> _Work required_
Set down the full listing exactly as given. Any pictures are to be left out.

^^^^

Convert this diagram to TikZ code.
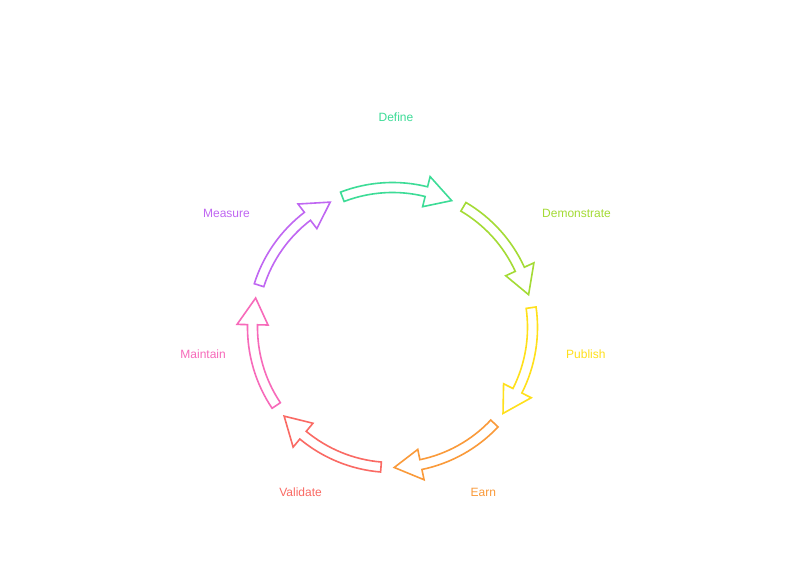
\documentclass[tikz,border=0pt]{standalone}
\usepackage{fontspec}
\setmainfont{Liberation Sans}
\definecolor{cDefine}{HTML}{3DDC97}
\definecolor{cDemo}{HTML}{A4DB35}
\definecolor{cPublish}{HTML}{FFE01B}
\definecolor{cEarn}{HTML}{FA9A3A}
\definecolor{cValidate}{HTML}{FA6A64}
\definecolor{cMaintain}{HTML}{F76ABA}
\definecolor{cMeasure}{HTML}{C067F2}
\tikzset{
  cyclearrow/.style={line width=1.6pt, line join=miter, fill=white},
  steplabel/.style={inner sep=0pt, font=\fontsize{12}{14}\selectfont}
}
\begin{document}
\begin{tikzpicture}[x=1pt,y=1pt]
\useasboundingbox (0,0) rectangle (792,568);
\fill[white] (0,0) rectangle (792,568);
\coordinate (C) at (392.5,240.5);
\foreach \col/\i in {cDefine/0,cDemo/1,cPublish/2,cEarn/3,cValidate/4,cMaintain/5,cMeasure/6}{
  \pgfmathsetmacro\ta{111-51.43*\i}
  \pgfmathsetmacro\tb{\ta-35}
  \pgfmathsetmacro\tt{\ta-46}
  \draw[cyclearrow, draw=\col]
    ([shift={(\ta:145pt)}]C) arc[start angle=\ta, end angle=\tb, radius=145pt]
    -- ([shift={(\tb:155.5pt)}]C)
    -- ([shift={(\tt:140pt)}]C)
    -- ([shift={(\tb:124.5pt)}]C)
    -- ([shift={(\tb:135pt)}]C)
    arc[start angle=\tb, end angle=\ta, radius=135pt]
    -- cycle;
}
\node[steplabel, text=cDefine] (define) at (396,451) {Define};
\node[steplabel, text=cDemo, anchor=west] (demonstrate) at (542,355) {Demonstrate};
\node[steplabel, text=cPublish, anchor=west] (publish) at (566,213.5) {Publish};
\node[steplabel, text=cEarn, anchor=west] (earn) at (470.5,75.5) {Earn};
\node[steplabel, text=cValidate, anchor=east] (validate) at (322,75.5) {Validate};
\node[steplabel, text=cMaintain, anchor=east] (maintain) at (226,213.5) {Maintain};
\node[steplabel, text=cMeasure, anchor=east] (measure) at (250,355) {Measure};
\end{tikzpicture}
\end{document}
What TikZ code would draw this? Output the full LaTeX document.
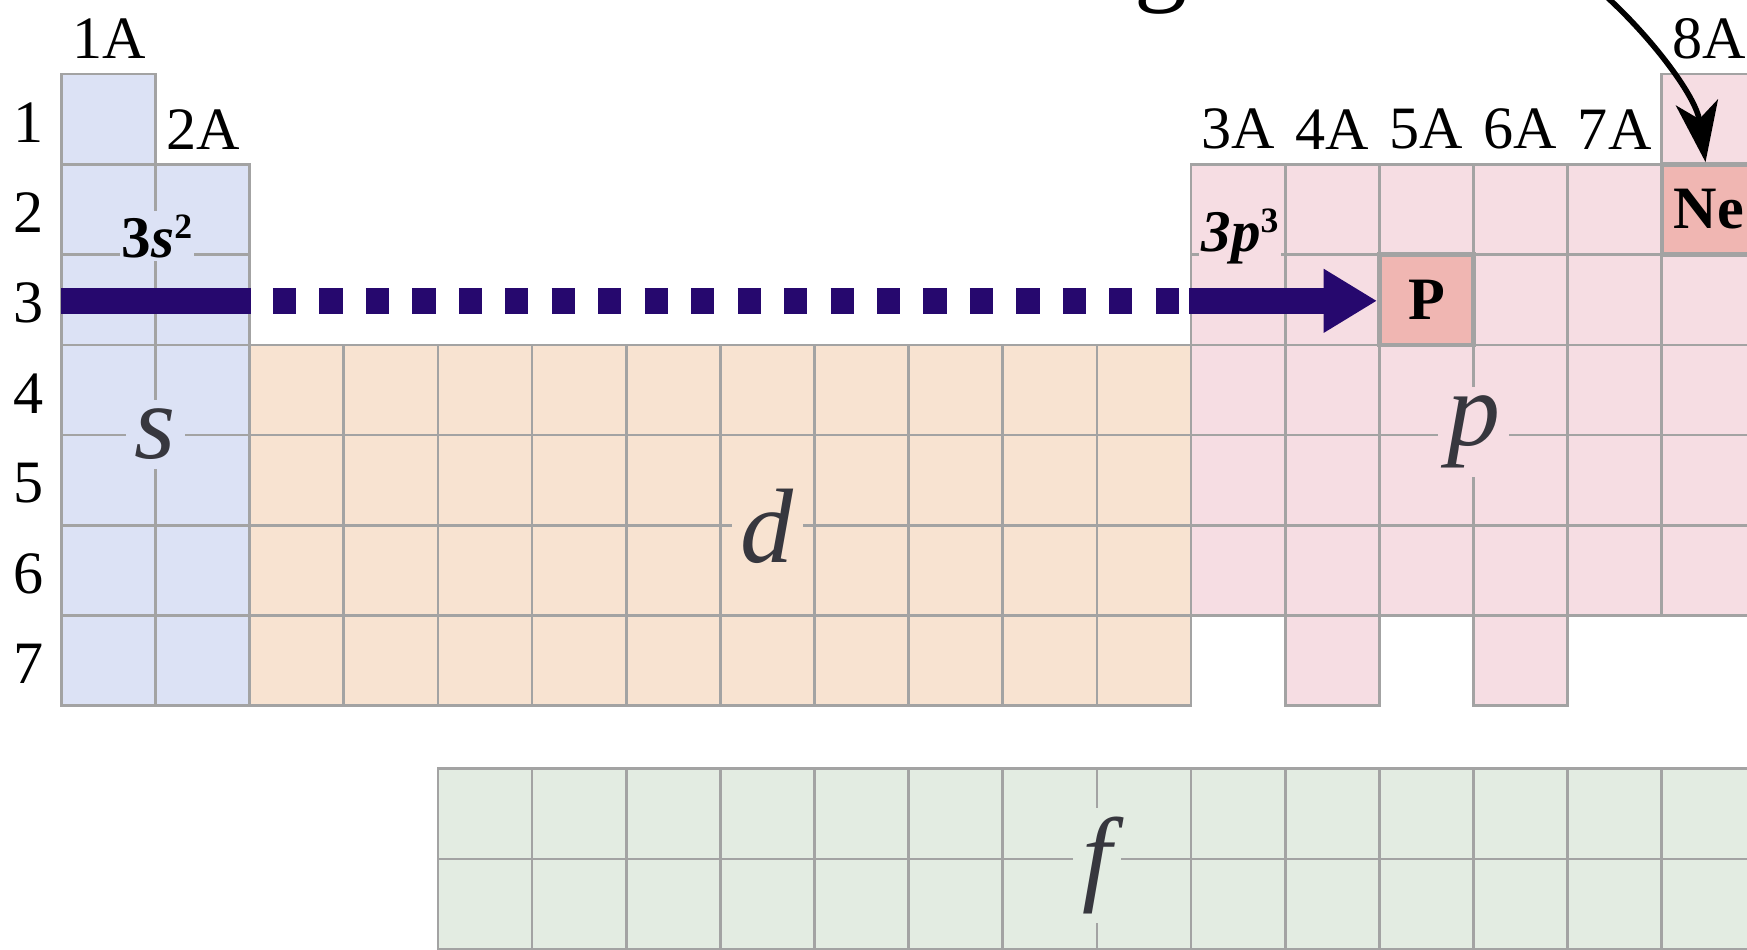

^^^^

> _Result of the exercise_
Convert this diagram to TikZ code.
\documentclass[tikz,border=0pt]{standalone}
\usepackage{fontspec}
\setmainfont{Liberation Sans}
\definecolor{cDefine}{HTML}{3DDC97}
\definecolor{cDemo}{HTML}{A4DB35}
\definecolor{cPublish}{HTML}{FFE01B}
\definecolor{cEarn}{HTML}{FA9A3A}
\definecolor{cValidate}{HTML}{FA6A64}
\definecolor{cMaintain}{HTML}{F76ABA}
\definecolor{cMeasure}{HTML}{C067F2}
\tikzset{
  cyclearrow/.style={line width=1.6pt, line join=miter, fill=white},
  steplabel/.style={inner sep=0pt, font=\fontsize{12}{14}\selectfont}
}
\begin{document}
\begin{tikzpicture}[x=1pt,y=1pt]
\useasboundingbox (0,0) rectangle (792,568);
\fill[white] (0,0) rectangle (792,568);
\coordinate (C) at (392.5,240.5);
\foreach \col/\i in {cDefine/0,cDemo/1,cPublish/2,cEarn/3,cValidate/4,cMaintain/5,cMeasure/6}{
  \pgfmathsetmacro\ta{111-51.43*\i}
  \pgfmathsetmacro\tb{\ta-35}
  \pgfmathsetmacro\tt{\ta-46}
  \draw[cyclearrow, draw=\col]
    ([shift={(\ta:145pt)}]C) arc[start angle=\ta, end angle=\tb, radius=145pt]
    -- ([shift={(\tb:155.5pt)}]C)
    -- ([shift={(\tt:140pt)}]C)
    -- ([shift={(\tb:124.5pt)}]C)
    -- ([shift={(\tb:135pt)}]C)
    arc[start angle=\tb, end angle=\ta, radius=135pt]
    -- cycle;
}
\node[steplabel, text=cDefine] (define) at (396,451) {Define};
\node[steplabel, text=cDemo, anchor=west] (demonstrate) at (542,355) {Demonstrate};
\node[steplabel, text=cPublish, anchor=west] (publish) at (566,213.5) {Publish};
\node[steplabel, text=cEarn, anchor=west] (earn) at (470.5,75.5) {Earn};
\node[steplabel, text=cValidate, anchor=east] (validate) at (322,75.5) {Validate};
\node[steplabel, text=cMaintain, anchor=east] (maintain) at (226,213.5) {Maintain};
\node[steplabel, text=cMeasure, anchor=east] (measure) at (250,355) {Measure};
\end{tikzpicture}
\end{document}
What TikZ code would draw this? Output the full LaTeX document.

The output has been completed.